Task material -
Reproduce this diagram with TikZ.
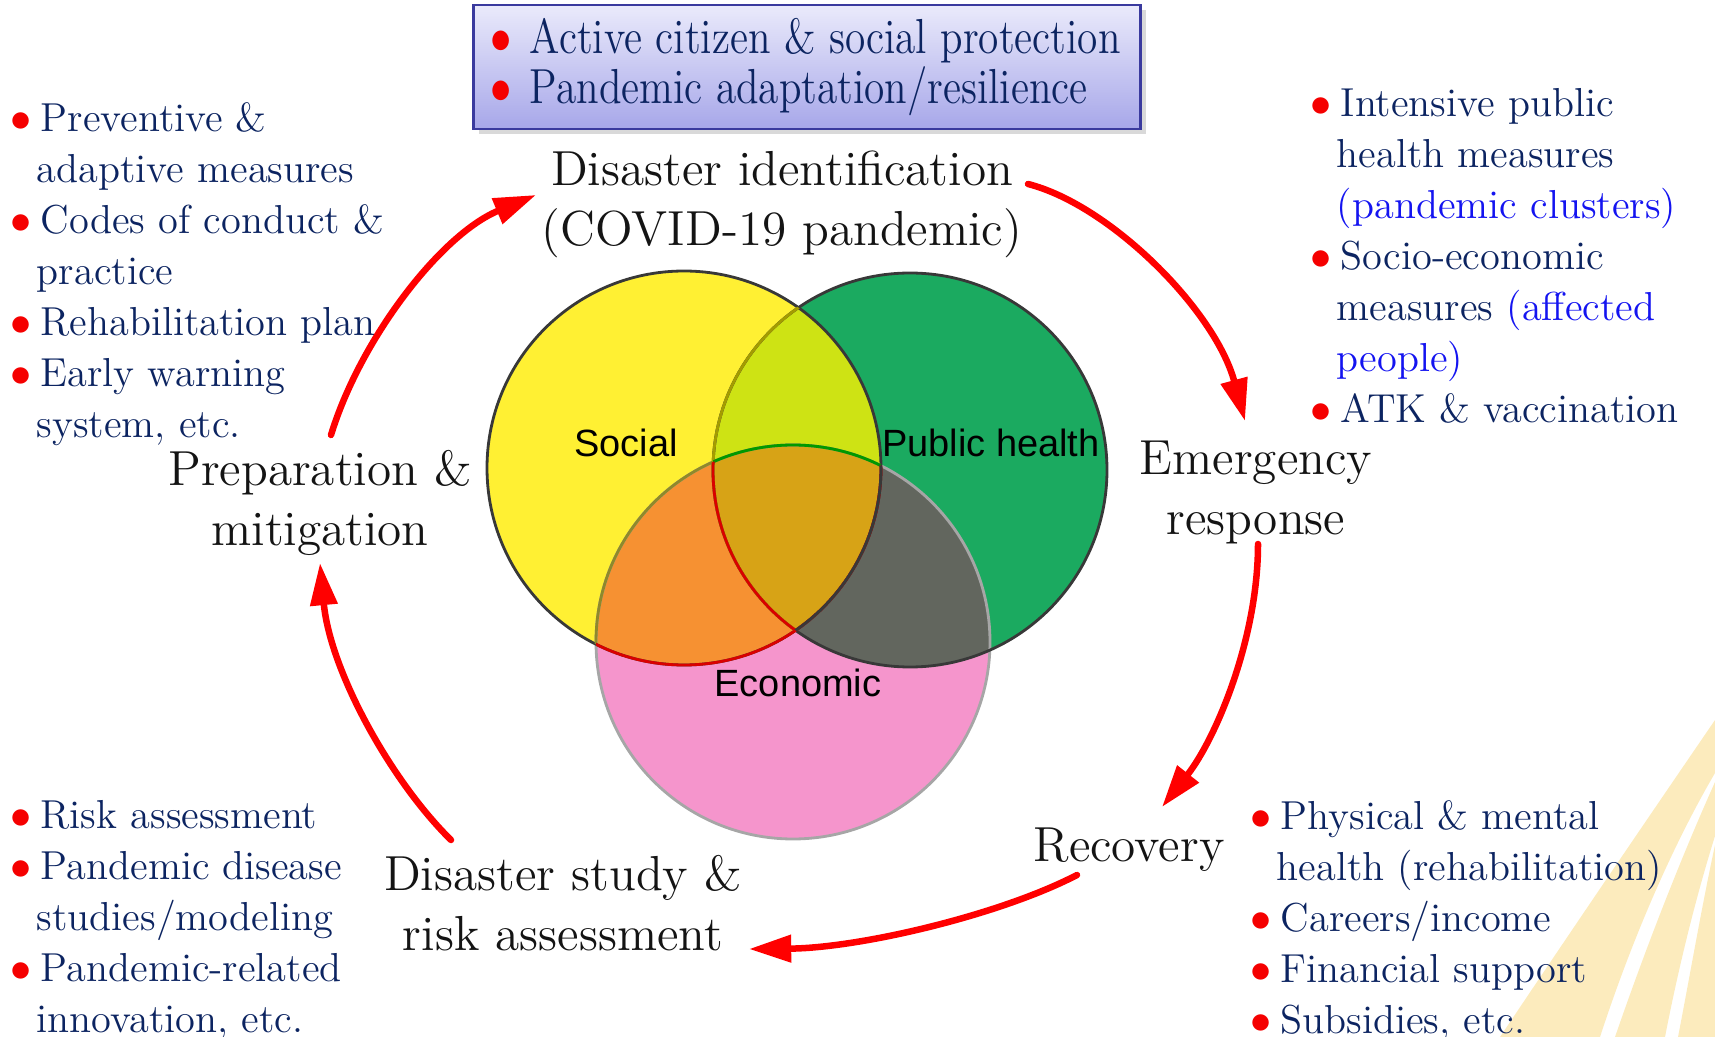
\documentclass[tikz,border=0pt]{standalone}
\usepackage{fontspec}
\usepackage{tikz}
\usetikzlibrary{arrows.meta}
\newfontfamily\vennfont{Liberation Sans}
\definecolor{navytext}{HTML}{0C2461}
\definecolor{bulred}{HTML}{F50000}
\definecolor{noteblue}{HTML}{1414F0}
\definecolor{cycred}{HTML}{FF0000}
\definecolor{socyellow}{HTML}{FFF033}
\definecolor{healthgreen}{HTML}{1BAA60}
\definecolor{econpink}{HTML}{F595CC}
\definecolor{sochealth}{HTML}{CEE314}
\definecolor{socecon}{HTML}{F69132}
\definecolor{healthecon}{HTML}{62665E}
\definecolor{allthree}{HTML}{D7A316}
\definecolor{ribbon}{HTML}{FCEBBD}
\definecolor{boxtop}{HTML}{EAEAFB}
\definecolor{boxbot}{HTML}{A7A7E9}
\definecolor{boxline}{HTML}{3A3A9E}

\newcommand{\bul}{\makebox[7.4pt][l]{\hspace{-1.1pt}\textcolor{bulred}{$\bullet$}}}
\newcommand{\boxbul}{\makebox[12.4pt][l]{\hspace{-1pt}\textcolor{bulred}{$\bullet$}}}
\newcommand{\cont}{\hspace*{6.3pt}}
\newcommand{\squeeze}[1]{\scalebox{0.84}[1]{#1}}

\tikzset{
  listtext/.style={anchor=north west, inner sep=0pt, align=left, text=navytext,
    font=\fontsize{11.5}{14.5}\selectfont},
  stagetext/.style={anchor=north, inner sep=0pt, align=center, text=black!92,
    font=\fontsize{14}{17}\selectfont},
  vennlabel/.style={inner sep=0pt, font=\vennfont\fontsize{10.8}{13}\selectfont},
  vennline/.style={line width=0.8pt},
  cyclearrow/.style={cycred, line width=1.85pt, line cap=round,
    -{Triangle[length=12pt,width=7.5pt]}},
  goalbox/.style={draw=boxline, line width=0.8pt, top color=boxtop, bottom color=boxbot,
    minimum width=6.67cm, minimum height=1.24cm, align=left, text=navytext,
    font=\fontsize{14}{14.2}\selectfont}
}

\begin{document}
\begin{tikzpicture}[x=0.01cm, y=-0.01cm]
\useasboundingbox (0,0) rectangle (1715,1037);

% ribbons in the corner
\fill[ribbon] (1500,1037) .. controls (1575,925) and (1650,815) .. (1715,720)
  -- (1715,773) .. controls (1670,850) and (1630,945) .. (1600,1037) -- cycle;
\fill[ribbon] (1615,1037) .. controls (1645,950) and (1680,860) .. (1715,782)
  -- (1715,836) .. controls (1695,900) and (1678,970) .. (1665,1037) -- cycle;
\fill[ribbon] (1678,1037) .. controls (1690,975) and (1702,905) .. (1715,845)
  -- (1715,1037) -- cycle;

% venn diagram
\coordinate (socc) at (684,468);
\coordinate (healthc) at (910,470);
\coordinate (econc) at (793,642);
\fill[socyellow] (socc) circle[radius=197];
\fill[healthgreen] (healthc) circle[radius=197];
\fill[econpink] (econc) circle[radius=197];
\begin{scope}
  \clip (socc) circle[radius=197];
  \fill[sochealth] (healthc) circle[radius=197];
  \fill[socecon] (econc) circle[radius=197];
\end{scope}
\begin{scope}
  \clip (healthc) circle[radius=197];
  \fill[healthecon] (econc) circle[radius=197];
  \clip (socc) circle[radius=197];
  \fill[allthree] (econc) circle[radius=197];
\end{scope}
% outlines
\draw[vennline, black!35] (econc) circle[radius=197];
\draw[vennline, black!78] (healthc) circle[radius=197];
\draw[vennline, black!78] (socc) circle[radius=197];
\begin{scope}
  \clip (socc) circle[radius=197];
  \draw[vennline, olive!70!gray] (econc) circle[radius=197];
  \draw[vennline, olive!80!yellow] (healthc) circle[radius=197];
  \clip (healthc) circle[radius=197];
  \draw[vennline, green!60!black] (econc) circle[radius=197];
\end{scope}
\begin{scope}
  \clip (socc) circle[radius=197];
  \clip (econc) circle[radius=197];
  \draw[vennline, red!85!black] (healthc) circle[radius=197];
\end{scope}
\begin{scope}
  \clip (econc) circle[radius=197];
  \draw[vennline, red!85!black] (socc) circle[radius=197];
  \clip (healthc) circle[radius=197];
  \draw[vennline, black!78] (socc) circle[radius=197];
\end{scope}
\node[vennlabel] (social) at (626,443) {Social};
\node[vennlabel] (health) at (991,443) {Public health};
\node[vennlabel] (econ) at (798,683) {Economic};

% top box
\fill[black!25, opacity=0.6] (479,10) rectangle (1146,134);
\node[goalbox] (goals) at (807,67) {\squeeze{\boxbul Active citizen \& social protection}\\
  \squeeze{\boxbul Pandemic adaptation/resilience}};

% stages of the cycle
\node[stagetext] (ident) at (782,150) {Disaster identification\\(COVID-19 pandemic)};
\node[stagetext] (emerg) at (1256,440) {Emergency\\response};
\node[stagetext] (recov) at (1129,827) {Recovery};
\node[stagetext] (study) at (563,855) {Disaster study \&\\risk assessment};
\node[stagetext] (prep) at (320,450) {Preparation \&\\mitigation};

% bullet lists
\node[listtext] (preplist) at (14,102) {%
\bul Preventive \&\\
\cont adaptive measures\\
\bul Codes of conduct \&\\
\cont practice\\
\bul Rehabilitation plan\\
\bul Early warning\\
\cont system, etc.};
\node[listtext] (emerglist) at (1314,88) {%
\bul Intensive public\\
\cont health measures\\
\cont\textcolor{noteblue}{(pandemic clusters)}\\
\bul Socio-economic\\
\cont measures \textcolor{noteblue}{(affected}\\
\cont\textcolor{noteblue}{people)}\\
\bul ATK \& vaccination};
\node[listtext] (studylist) at (14,800) {%
\bul Risk assessment\\
\bul Pandemic disease\\
\cont studies/modeling\\
\bul Pandemic-related\\
\cont innovation, etc.};
\node[listtext] (recovlist) at (1254,800) {%
\bul Physical \& mental\\
\cont health (rehabilitation)\\
\bul Careers/income\\
\bul Financial support\\
\bul Subsidies, etc.};

% arrows of the cycle
\coordinate (a1s) at (331,435);  \coordinate (a1e) at (536,195);
\coordinate (a2s) at (1028,184); \coordinate (a2e) at (1245,421);
\coordinate (a3s) at (1258,544); \coordinate (a3e) at (1162,807);
\coordinate (a4s) at (1077,875); \coordinate (a4e) at (749,949);
\coordinate (a5s) at (451,840);  \coordinate (a5e) at (320,563);
\draw[cyclearrow] (a1s) .. controls (360,340) and (440,235) .. (a1e);
\draw[cyclearrow] (a2s) .. controls (1110,205) and (1215,310) .. (a2e);
\draw[cyclearrow] (a3s) .. controls (1258,640) and (1215,740) .. (a3e);
\draw[cyclearrow] (a4s) .. controls (1000,915) and (860,948) .. (a4e);
\draw[cyclearrow] (a5s) .. controls (390,780) and (330,670) .. (a5e);
\end{tikzpicture}
\end{document}
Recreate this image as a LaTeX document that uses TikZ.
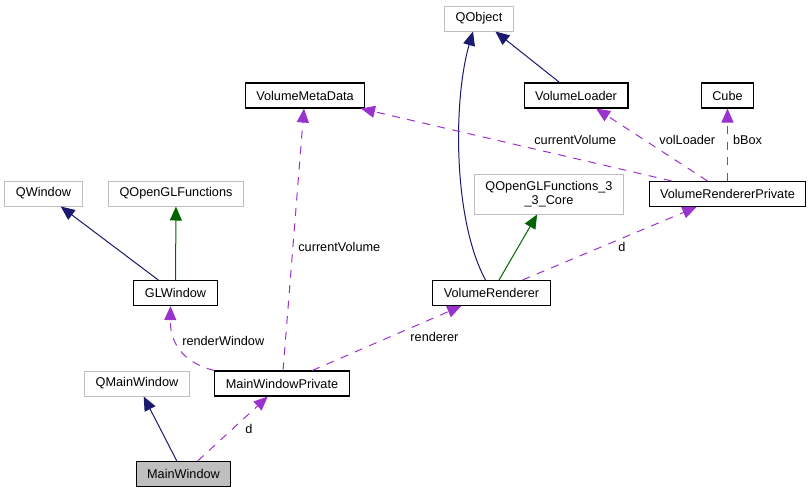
\documentclass[tikz,border=0pt]{standalone}
\usepackage{fontspec}
\setmainfont{Liberation Sans}
\usetikzlibrary{arrows.meta,positioning}
\definecolor{navyline}{HTML}{191970}
\definecolor{protgreen}{HTML}{006400}
\definecolor{usepurple}{HTML}{9A32CD}
\definecolor{extgray}{HTML}{BFBFBF}
\tikzset{cls/.style={rectangle,draw=black,line width=1.1pt,minimum height=25pt,inner xsep=11pt,inner ysep=2pt,font=\fontsize{12.7}{14.5}\selectfont}}
\tikzset{extcls/.style={cls,draw=extgray,line width=1pt}}
\tikzset{pubinh/.style={-{Triangle[length=14pt,width=12pt]},color=navyline,line width=1pt}}
\tikzset{protinh/.style={-{Triangle[length=14pt,width=12pt]},color=protgreen,line width=1pt}}
\tikzset{usedby/.style={-{Triangle[length=14pt,width=12pt]},color=usepurple,line width=1pt,dash pattern=on 8pt off 7.5pt}}
\tikzset{lbl/.style={inner sep=1pt,text=black,font=\fontsize{12.7}{14.5}\selectfont}}

\begin{document}
\begin{tikzpicture}[x=1pt,y=-1pt]
% \draw[help lines] (0,0) grid (812,493);
\useasboundingbox (0,0) rectangle (812,493);
\node (qobj) [extcls] at (479,18.5) {QObject};
\node (vmd) [cls] at (305,95.5) {VolumeMetaData};
\node (vl) [cls] at (576,95.5) {VolumeLoader};
\node (cube) [cls] at (727.5,95.5) {Cube};
\node (qwin) [extcls] at (43.5,193.5) {QWindow};
\node (qogl) [extcls] at (176,193.5) {QOpenGLFunctions};
\node (qogl33) [extcls,align=center,minimum height=40pt] at (549,194) {QOpenGLFunctions\_3\\\_3\_Core};
\node (vrp) [cls] at (727.5,194) {VolumeRendererPrivate};
\node (glw) [cls] at (175.5,293) {GLWindow};
\node (vr) [cls] at (491.5,293) {VolumeRenderer};
\node (qmw) [extcls] at (137,383.5) {QMainWindow};
\node (mwp) [cls] at (282,383.5) {MainWindowPrivate};
\node (mw) [cls,fill=extgray] at (183.5,474) {MainWindow};
%
\path[pubinh] (mw) edge (qmw);
\path[usedby] (mw) edge node[lbl,pos=0.5,anchor=west,xshift=11pt] {d} (mwp);
\draw[usedby] (mwp.north west) .. controls (180,362) and (170,340) .. ([xshift=-5pt]glw.south) node[lbl,pos=0.6,anchor=west,xshift=5pt] {renderWindow};
\path[usedby] (mwp) edge node[lbl,pos=0.47,anchor=west,xshift=4pt] {currentVolume} (vmd);
\path[usedby] (mwp) edge node[lbl,pos=0.8,anchor=north,xshift=3pt,yshift=-12pt] {renderer} (vr);
\path[pubinh] (glw) edge (qwin);
\path[protinh] (glw) edge (qogl);
\draw[pubinh] ([xshift=-6pt]vr.north) .. controls (453,220) and (453,100) .. ([xshift=-6pt]qobj.south);
\path[protinh] (vr) edge (qogl33);
\path[usedby] (vr) edge node[lbl,pos=0.45,anchor=west,xshift=16pt] {d} (vrp);
\path[usedby] (vrp) edge node[lbl,pos=0.31,anchor=south,yshift=12pt] {currentVolume} (vmd);
\path[usedby] (vrp) edge node[lbl,pos=0.57,anchor=west,xshift=14pt] {volLoader} (vl);
\path[usedby] (vrp) edge node[lbl,pos=0.57,anchor=west,xshift=4pt] {bBox} (cube);
\path[pubinh] (vl) edge (qobj);
\end{tikzpicture}
\end{document}
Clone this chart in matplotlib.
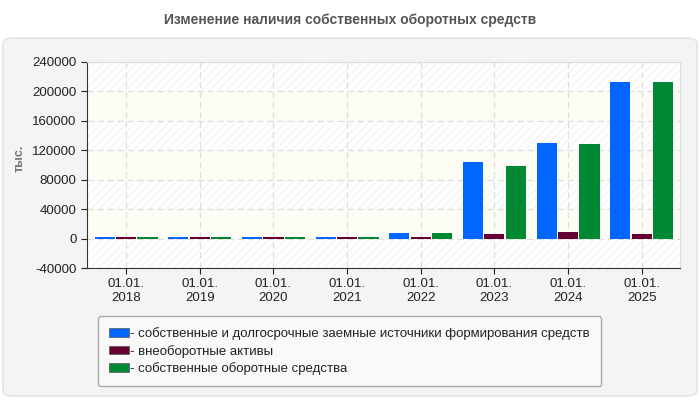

Task brief -
From the entries above, select each line containing the string "this".

The result -
Reproduce this diagram with TikZ.
Recreate this image as a LaTeX document that uses TikZ.
Clone this chart in matplotlib.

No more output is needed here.